The Note: Touching a Nerve

The leadership-backed proposal "would temporarily bar lawmakers from privately financed trips and require lobbyists to disclose their gifts to lawmakers. The proposal also includes a requirement for lawmakers to disclose so-called earmarks, special financing for pet projects that they insert into legislation. . .," writes Stolberg.

Elana Schor and Patrick O'Connor of the Hill preview the results of the House GOP's yesterday meeting on lobbying reform, which will result this week in a bill expected "to impose new disclosure standards on lobbyist-paid gifts and meals, restrictions on privately sponsored travel and transparency requirements for member earmarks." LINK

Backed by recent examples, Alexander Bolton of the Hill points out that even if House members voted overwhelmingly to ban former lawmakers from gym facilities, these reforms are "largely meaningless" because lawmakers-turned-lobbyists still have access to members' dining rooms. LINK

Per the Associated Press, House Republicans last night said they would back legislation that would require lobbyists to disclose their gifts to lawmakers and would temporarily ban privately funded trips. LINK

Roll Call's ed board isn't letting Senate leaders forget that they promised to have a lobbying reform bill on the floor by March. It's the middle of March and the only thing they've delivered is a new date: April 10.

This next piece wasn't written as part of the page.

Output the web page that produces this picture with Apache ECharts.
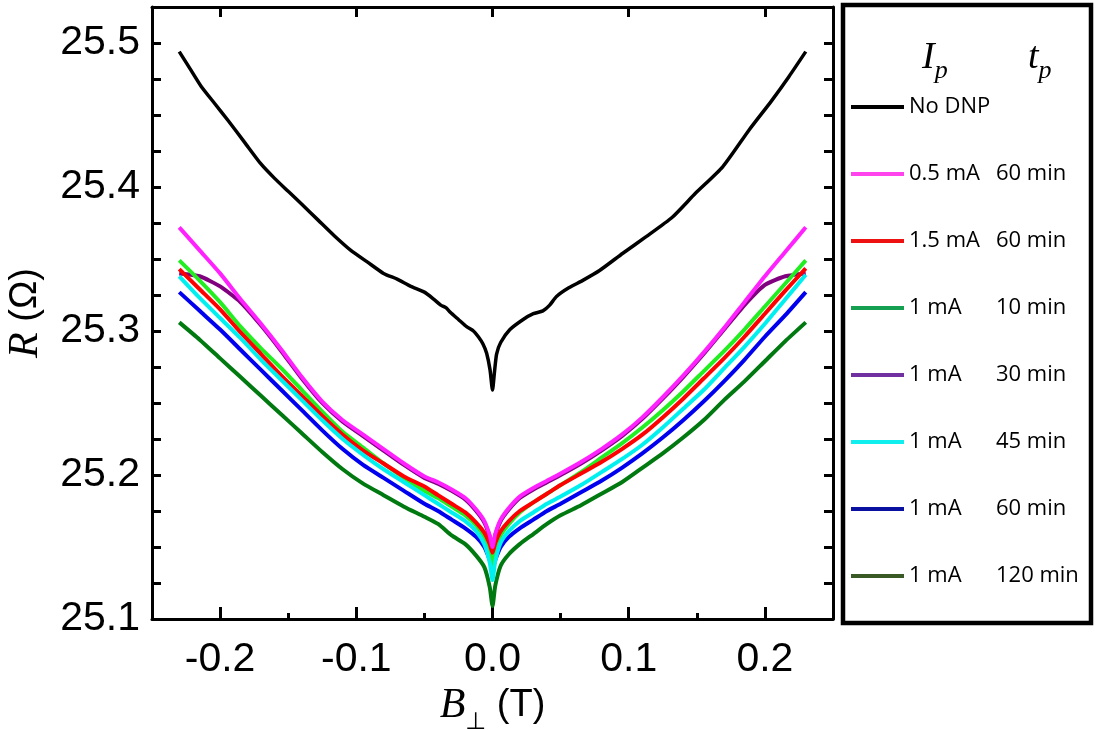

Per Bloomberg, Rep. Chris Shays (R-CT) and Rep. Martin Meehan (D-MA) say House Republicans are trying to undo their 2002 campaign finance legislation, which had banned unlimited corporate and union political donations, by blocking regulation of spending on the Internet. LINK

Politics of energy:

Yesterday's tough Judiciary Committee hearings for oil executives "underscored the potency of the energy issue for this year's election campaign," writes the Washington Post's Paul Blustein. LINK

"Republicans have generally sympathized with the free-market arguments advanced by the [oil] industry, but some fear that Democrats will exploit public discontent, especially in northern states."

The Wall Street Journal says former Sens. Bob Dole (R-KS) and Tom Daschle (D-SD) are joining an unlikely union of agricultural interests and environmental groups in order to push through new legislation to encourage renewable energy sources made from farm byproducts. No word yet on the farm team's stance on switchgrass.

The Schwarzenegger Era:

The Los Angeles Times' Dan Morain reports that film producer Rob Reiner's involvement with a California state commission has forced all 14 state Republican senators to publicly urge Gov. Schwarzenegger to remove Reiner from the panel. LINK

House of Labor:

David Leonahrdt of the New York Times suggests a Wal-Mart bank would be competition for Wall Street more than harm the "little guy." LINK

To which Wal-Mart Watch spokesgal Tracy Sefl replies: "It sounds like David Leonhardt bought a new Jump to Conclusions Mat at his local Wal-Mart."

On its blog late yesterday, the AFL-CIO unveiled a new union-sponsored study showing that Wal-Mart's "refusal" to pay "decent" wages and provide "affordable" health insurance is costing taxpayers "millions" to provide health care coverage to Wal-Mart workers. LINK

"Wal-Mart's refusal to pay decent wages and provide affordable health insurance to its workers puts it atop the list in at least 19 of the 23 states surveyed here," according to the AFL-CIO's report on "The Wal-Mart Tax."